Data also shows that women are more likely to develop this condition than men, due to the use of oral contraceptives and normal hormonal changes during the menstruation cycle. If you exhibit any of these risk factors, you may be curious about how to avoid dry socket.
How to Avoid Dry Socket
This condition can interfere with your daily life, and you may want it gone as soon as possible. After your extraction, it is very important to discuss any concerns with your doctor about your recovery. He/she will give you tips and instructions on how to recover after your extraction.
Following these directions will result in a successful extraction without unintended consequences, however, you may want to take more precautions to avoid developing this condition. This will require learning how to prevent dry socket.
Tips to Prevent Dry Socket
Your oral surgeon may provide a list of instructions as well as prescribe medications to assist in your recovery. Here are just a few of the precautions you should take to have a healthy recovery:
- Avoid straws:
Aggressive drinking behaviors such as sucking from a straw can cause the blood clot to dislodge from the affected site.
- Refrain from smoking:
Chemicals such as nicotine reduce blood flow in the mouth and can interrupt clotting.
- Eat soft foods:
Hard foods are more likely to dislodge the blood clot while you are chewing.
- Practice proper oral hygiene:
Practicing healthy oral hygiene will prevent the build-up of bacteria in the mouth.
How to Treat Dry Socket
If you have been diagnosed with this condition, there is no need to worry. The solution is as simple as visiting your dental clinic. The treatments for alveolar osteitis all revolve around reducing the symptoms, such as pain. Here are a few treatments your doctor may recommend based on the progression of the condition:
Your dentist may most likely prescribe pain medications to reduce the effects of alveolar osteitis. Be sure to rate your pain accurately.
- Flushing out the socket:
If the problem is bacterial-based, your dentist may use distilled water to flush out the socket. This will remove any food particles or harmful bacteria from the affected site.
If the problem is consistent, you may have to perform routine flushing at home.
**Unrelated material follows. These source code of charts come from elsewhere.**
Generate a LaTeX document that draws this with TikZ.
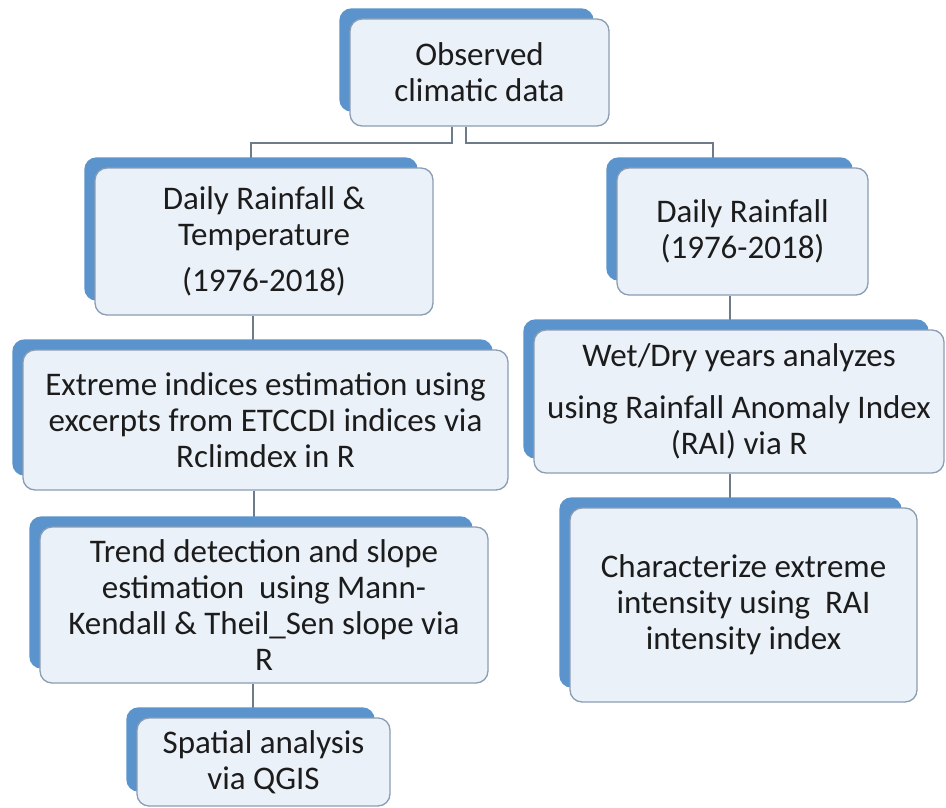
\documentclass[tikz,border=0pt]{standalone}
\usepackage{fontspec}
\setmainfont{Carlito}
\usetikzlibrary{calc, backgrounds}
\definecolor{backblue}{HTML}{5B93CC}
\definecolor{boxfill}{HTML}{EBF1F8}
\definecolor{boxline}{HTML}{8B9DB3}
\definecolor{linkgray}{HTML}{6E7C8A}
\definecolor{textdark}{HTML}{1C1C1C}

\begin{document}
\begin{tikzpicture}[
    x=1pt, y=-1pt,
    stepbox/.style 2 args={draw=boxline, line width=1.3pt, rounded corners=12pt, fill=boxfill, align=center, text=textdark, inner sep=0pt, minimum width=#1, minimum height=#2, font=\fontsize{33}{36}\selectfont},
    link/.style={draw=linkgray, line width=2pt},
]
\useasboundingbox (0,0) rectangle (946,808);

% left column
\node[stepbox={259pt}{107pt}] (obs) at (479.5,72.5) {Observed\\climatic data};
\node[stepbox={338pt}{147pt}] (drt) at (264,241.5) {Daily Rainfall \&\\Temperature\\[10pt](1976-2018)};
\node[stepbox={485pt}{140pt}] (ext) at (265.5,420) {Extreme indices estimation using\\excerpts from ETCCDI indices via\\Rclimdex in R};
\node[stepbox={448pt}{156pt}] (trend) at (264,605) {Trend detection and slope\\estimation\ \ using Mann-\\Kendall \& Theil\_Sen slope via\\R};
\node[stepbox={253pt}{88pt}] (spat) at (263.5,762) {Spatial analysis\\via QGIS};

% right column
\node[stepbox={251pt}{127pt}] (dr) at (742.5,231.5) {Daily Rainfall\\(1976-2018)};
\node[stepbox={410pt}{143pt}] (wet) at (739,401.5) {Wet/Dry years analyzes\\[16pt]using Rainfall Anomaly Index\\(RAI) via R};
\node[stepbox={347pt}{194pt}] (char) at (743.5,605) {Characterize extreme\\intensity using\ \ RAI\\intensity index};

\begin{scope}[on background layer]
% connectors
\draw[link] ([xshift=-28pt]obs.south) -- ++(0,16) -| ([xshift=-13pt]drt.north);
\draw[link] ([xshift=-14pt]obs.south) -- ++(0,16) -| ([xshift=-29.5pt]dr.north);
\foreach \a/\b/\s in {drt/ext/-11, ext/trend/-12, trend/spat/-11, dr/wet/-12.5, wet/char/-9}
  \draw[link] ([xshift=\s pt]\a.south) -- ([xshift=\s pt]\a.south |- \b.north);
% blue back plates
\foreach \n in {obs, drt, ext, trend, spat, dr, wet, char}
  \fill[backblue, rounded corners=12pt] ($(\n.north west)+(-10,-10)$) rectangle ($(\n.south east)+(-16,-15)$);
\end{scope}
\end{tikzpicture}
\end{document}
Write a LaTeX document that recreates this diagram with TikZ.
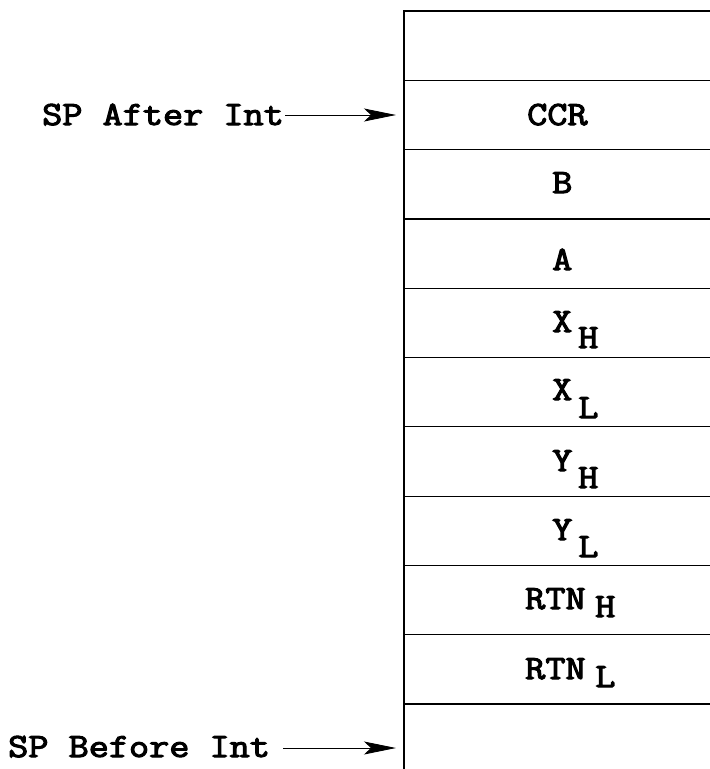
\documentclass[tikz,border=0pt]{standalone}
\usepackage{fontspec}
\newfontfamily\courfont{Latin Modern Mono}[FakeBold=3]
\usetikzlibrary{arrows.meta}
\newcommand{\cour}[1]{\scalebox{1.15}[1]{\fontsize{34}{34}\selectfont\courfont #1}}
\tikzset{
  lbl/.style={inner sep=0pt, anchor=base west},
  boxline/.style={line width=1.2pt},
  ptr/.style={line width=0.9pt, -{Stealth[length=32pt, width=13pt, inset=7pt]}}
}
\begin{document}
\begin{tikzpicture}[x=1pt,y=-1pt]
\useasboundingbox (0,0) rectangle (710,769);
% stack frame
\draw[boxline] (404,769) -- (404,11) -- (710,11);
\foreach \i in {1,...,10} {
  \draw[boxline] (404,{11+69.3*\i}) -- (710,{11+69.3*\i});
}
% contents
\node[lbl] (ccr) at (527,125) {\cour{CCR}};
\node[lbl] (b) at (552,193) {\cour{B}};
\node[lbl] (a) at (552,270) {\cour{A}};
\node[lbl] (x1) at (552,332) {\cour{X}};
\node[lbl] (x1s) at (578,348) {\cour{H}};
\node[lbl] (x2) at (552,400) {\cour{X}};
\node[lbl] (x2s) at (578,418) {\cour{L}};
\node[lbl] (y1) at (552,471) {\cour{Y}};
\node[lbl] (y1s) at (578,488) {\cour{H}};
\node[lbl] (y2) at (552,540) {\cour{Y}};
\node[lbl] (y2s) at (578,557) {\cour{L}};
\node[lbl] (r1) at (525,609) {\cour{RTN}};
\node[lbl] (r1s) at (595,617) {\cour{H}};
\node[lbl] (r2) at (525,679) {\cour{RTN}};
\node[lbl] (r2s) at (595,687) {\cour{L}};
% pointers
\node[lbl] (after) at (42,125) {\cour{SP After Int}};
\node[lbl] (before) at (8,757) {\cour{SP Before Int}};
\coordinate (afterS) at (285,115);
\coordinate (afterE) at (396,115);
\coordinate (beforeS) at (283,748);
\coordinate (beforeE) at (396,748);
\draw[ptr] (afterS) -- (afterE);
\draw[ptr] (beforeS) -- (beforeE);
\end{tikzpicture}
\end{document}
Your doctor will provide you with instructions on how to properly do so. You will be given a plastic syringe to flush your socket.
- Medicated dressings:
If you require immediate pain relief, your doctor may place medicated dressings, gels, or pastes into the socket. This can be used in conjunction with any other treatment.
Dealing With Dry Socket Complications
If you have recently undergone a wisdom tooth extraction and are experiencing pain at the affected region of your mouth, you may have dry socket. Of course, it is best to consult with your dentist right away, rather than self-diagnose. Be sure to explain all of your symptoms accurately to receive the most efficient and quick treatment as possible.